Your instructions | Write the records below out again exactly as given, with no images.

— Begin Exercise material —

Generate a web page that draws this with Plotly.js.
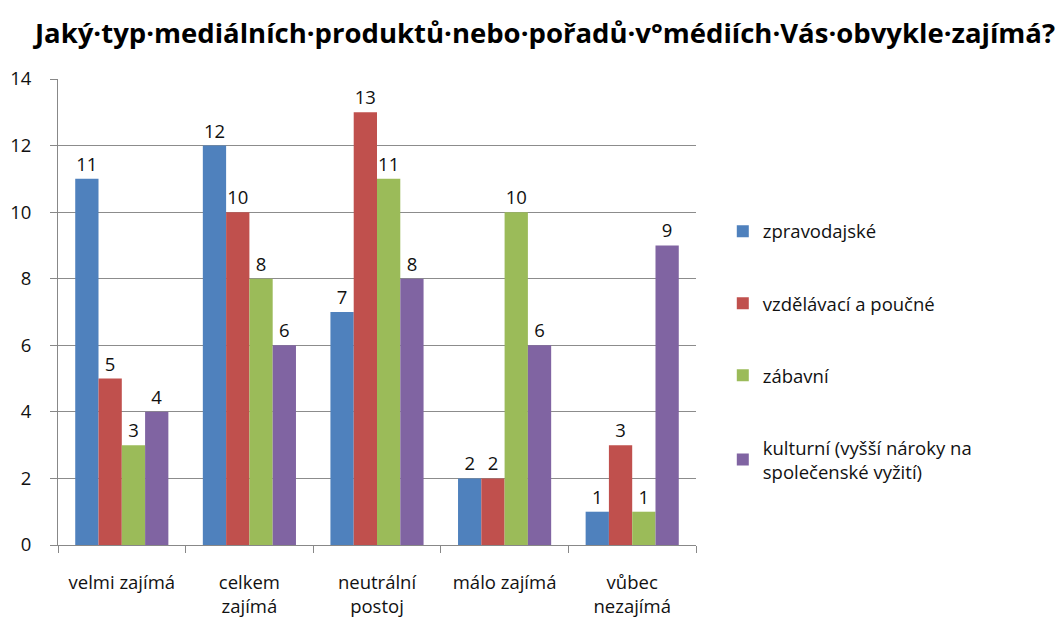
<!DOCTYPE html>
<html><head><meta charset="utf-8">
<script src="https://cdn.plot.ly/plotly-3.0.1.min.js"></script>
<style>body{margin:0;background:#fff}#c{width:1064px;height:622px}</style>
</head><body><div id="c"></div>
<script>
const categories = ["velmi zajímá", "celkem<br>zajímá", "neutrální<br>postoj", "málo zajímá", "vůbec<br>nezajímá"];
const seriesNames = ["zpravodajské", "vzdělávací a poučné", "zábavní", "kulturní (vyšší nároky na<br>společenské vyžití)"];
const zpravodajske = [11, 12, 7, 2, 1];
const vzdelavaci = [5, 10, 13, 2, 3];
const zabavni = [3, 8, 11, 10, 1];
const kulturni = [4, 6, 8, 6, 9];
const colors = ["#4F81BD", "#C0504D", "#9BBB59", "#8064A2"];
const yTicks = [0, 2, 4, 6, 8, 10, 12, 14];

const FONT = "Open Sans, sans-serif";
const FS = 18.5;
const series = [zpravodajske, vzdelavaci, zabavni, kulturni];
const traces = series.map((vals, i) => ({
  type: "bar",
  name: seriesNames[i],
  x: categories,
  y: vals,
  marker: {color: colors[i], line: {width: 0}},
  text: vals.map(String),
  textposition: "outside",
  cliponaxis: false,
  textfont: {family: FONT, size: FS, color: "#111"},
  legendgroup: "g" + i,
  hoverinfo: "none"
}));

const layout = {
  width: 1064, height: 622,
  margin: {l: 58, r: 368, t: 79, b: 77},
  paper_bgcolor: "#fff", plot_bgcolor: "#fff",
  font: {family: FONT, size: FS, color: "#111"},
  title: {text: "Jaký·typ·mediálních·produktů·nebo·pořadů·v°médiích·Vás·obvykle·zajímá?",
          font: {family: FONT, size: 27.5, color: "#000", weight: "bold"},
          x: 545 / 1064, xref: "container", xanchor: "center", y: 0.947, yanchor: "middle"},
  barmode: "group", bargap: 0.27, bargroupgap: 0,
  xaxis: {type: "category", tickson: "boundaries", ticks: "outside", ticklen: 7,
          tickcolor: "#888", showline: true, linecolor: "#888", linewidth: 1,
          ticklabelstandoff: 21,
          showgrid: false, tickfont: {family: FONT, size: FS, color: "#111"}},
  yaxis: {range: [0, 14], tickvals: yTicks, ticks: "outside", ticklen: 7, tickcolor: "#888",
          showline: true, linecolor: "#888", gridcolor: "#8c8c8c", gridwidth: 1,
          ticklabelstandoff: 15,
          zeroline: false, tickfont: {family: FONT, size: FS, color: "#111"}},
  showlegend: true,
  legend: {x: 1.042, xanchor: "left", y: 0.713, yanchor: "top", traceorder: "grouped",
           tracegroupgap: 45, font: {family: FONT, size: FS, color: "#111"},
           itemclick: false, itemdoubleclick: false}
};
Plotly.newPlot("c", traces, layout, {displayModeBar: false, staticPlot: true});
</script></body></html>
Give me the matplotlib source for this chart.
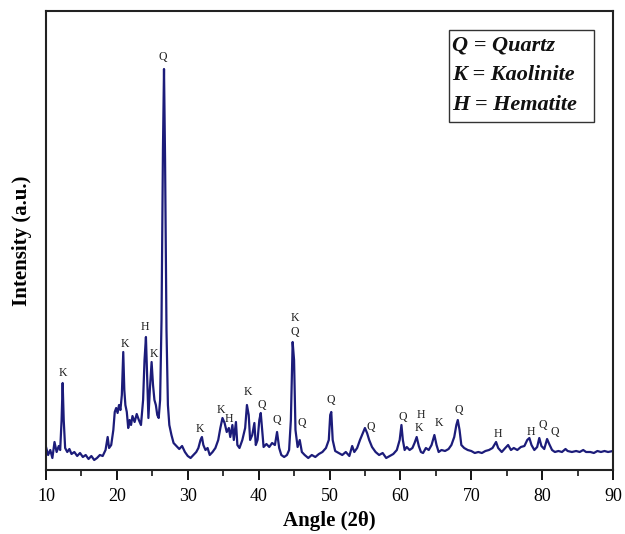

— End Exercise material —

Solution for this task |
Generate a web page that draws this with Plotly.js.
<!DOCTYPE html>
<html><head><meta charset="utf-8">
<script src="https://cdn.plot.ly/plotly-3.0.1.min.js"></script>
<style>body{margin:0;background:#fff}#c{width:1064px;height:622px}</style>
</head><body><div id="c"></div>
<script>
const categories = ["velmi zajímá", "celkem<br>zajímá", "neutrální<br>postoj", "málo zajímá", "vůbec<br>nezajímá"];
const seriesNames = ["zpravodajské", "vzdělávací a poučné", "zábavní", "kulturní (vyšší nároky na<br>společenské vyžití)"];
const zpravodajske = [11, 12, 7, 2, 1];
const vzdelavaci = [5, 10, 13, 2, 3];
const zabavni = [3, 8, 11, 10, 1];
const kulturni = [4, 6, 8, 6, 9];
const colors = ["#4F81BD", "#C0504D", "#9BBB59", "#8064A2"];
const yTicks = [0, 2, 4, 6, 8, 10, 12, 14];

const FONT = "Open Sans, sans-serif";
const FS = 18.5;
const series = [zpravodajske, vzdelavaci, zabavni, kulturni];
const traces = series.map((vals, i) => ({
  type: "bar",
  name: seriesNames[i],
  x: categories,
  y: vals,
  marker: {color: colors[i], line: {width: 0}},
  text: vals.map(String),
  textposition: "outside",
  cliponaxis: false,
  textfont: {family: FONT, size: FS, color: "#111"},
  legendgroup: "g" + i,
  hoverinfo: "none"
}));

const layout = {
  width: 1064, height: 622,
  margin: {l: 58, r: 368, t: 79, b: 77},
  paper_bgcolor: "#fff", plot_bgcolor: "#fff",
  font: {family: FONT, size: FS, color: "#111"},
  title: {text: "Jaký·typ·mediálních·produktů·nebo·pořadů·v°médiích·Vás·obvykle·zajímá?",
          font: {family: FONT, size: 27.5, color: "#000", weight: "bold"},
          x: 545 / 1064, xref: "container", xanchor: "center", y: 0.947, yanchor: "middle"},
  barmode: "group", bargap: 0.27, bargroupgap: 0,
  xaxis: {type: "category", tickson: "boundaries", ticks: "outside", ticklen: 7,
          tickcolor: "#888", showline: true, linecolor: "#888", linewidth: 1,
          ticklabelstandoff: 21,
          showgrid: false, tickfont: {family: FONT, size: FS, color: "#111"}},
  yaxis: {range: [0, 14], tickvals: yTicks, ticks: "outside", ticklen: 7, tickcolor: "#888",
          showline: true, linecolor: "#888", gridcolor: "#8c8c8c", gridwidth: 1,
          ticklabelstandoff: 15,
          zeroline: false, tickfont: {family: FONT, size: FS, color: "#111"}},
  showlegend: true,
  legend: {x: 1.042, xanchor: "left", y: 0.713, yanchor: "top", traceorder: "grouped",
           tracegroupgap: 45, font: {family: FONT, size: FS, color: "#111"},
           itemclick: false, itemdoubleclick: false}
};
Plotly.newPlot("c", traces, layout, {displayModeBar: false, staticPlot: true});
</script></body></html>
Give me the matplotlib source for this chart.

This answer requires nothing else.